Here’s what Read it! said:
Takeshita Demons – Cristy Burne (aged 8-12)
Takeshita Demons has done amazingly well. In 2010 it was the winner of the Frances Lincoln Diverse Voices Childrens Book Award and featured on the BBC’s Blue Peter in 2011.
We cannot wait for Cristy’s next book, the Filth Licker, which will be coming out in June 2011 so keep an eye out for it!
When Miku Takeshita moves from Osaka to London, she thinks she has left her grandmother’s strange world of spirits and demons far behind. But then her little brother falls strangely ill and a freak snowstorm arrives along with a fox-mouthed supply teacher.
Suddenly, Miku and her best friend Cait are facing off with faceless demons and on the run from flying heads. Alone and stuck at school after-dark, they must use all their cunning to stay alive.

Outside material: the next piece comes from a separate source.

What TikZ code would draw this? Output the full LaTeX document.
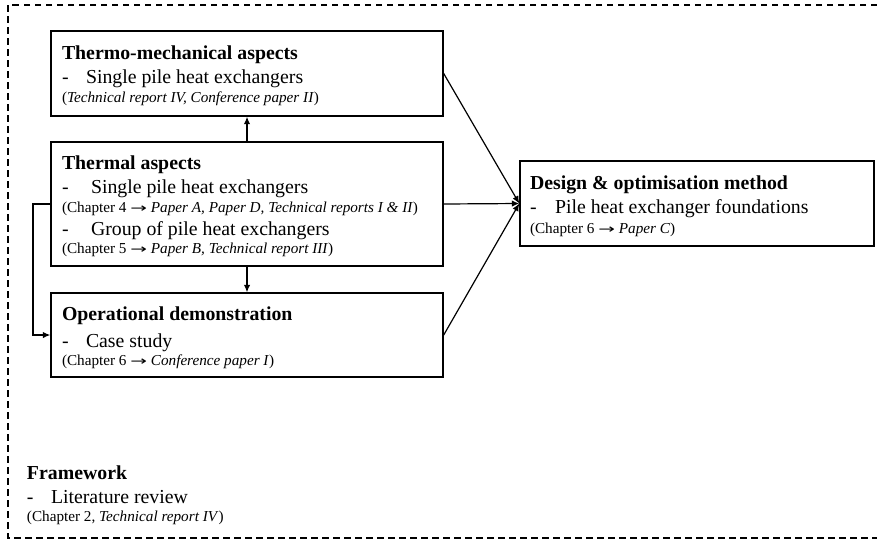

A thrilling adventure for younger readers, Takeshita Demons weaves Japanese mythology and culture into a gripping tale of good versus evil.
What inspired you to write?
I’ve always loved reading and making up stories. One day I had an idea about a superhero who had a pet giraffe, so I just sat down and started writing. That was the first book I ever wrote.
Now I get inspiration from everyday life: I keep a notebook in my pocket and write down story ideas and ‘what ifs’ whenever they pop into my head. For example, today I went to the zoo and wrote down: What if humans were kept in an alien zoo? And: what if I had a tail like a spider monkey? Inspiration to write can come from almost anywhere.
You can see that Japanese mythology has clearly inspired you in both the books, how did this inspiration come about?
I lived in Japan for three years and kept seeing signs of Japanese mythology in everyday life. For example, in restaurants it is common to find food that Japanese demons like to eat, like kappa-maki sushi (the favourite of a half-turtle water-demon who likes to drink blood and eat cucumbers) or kitsune udon (because shape-changing foxes just can’t resist noodles served with deep-fried tofu). That’s like going to a restaurant and ordering vampire sandwiches or werewolf pie.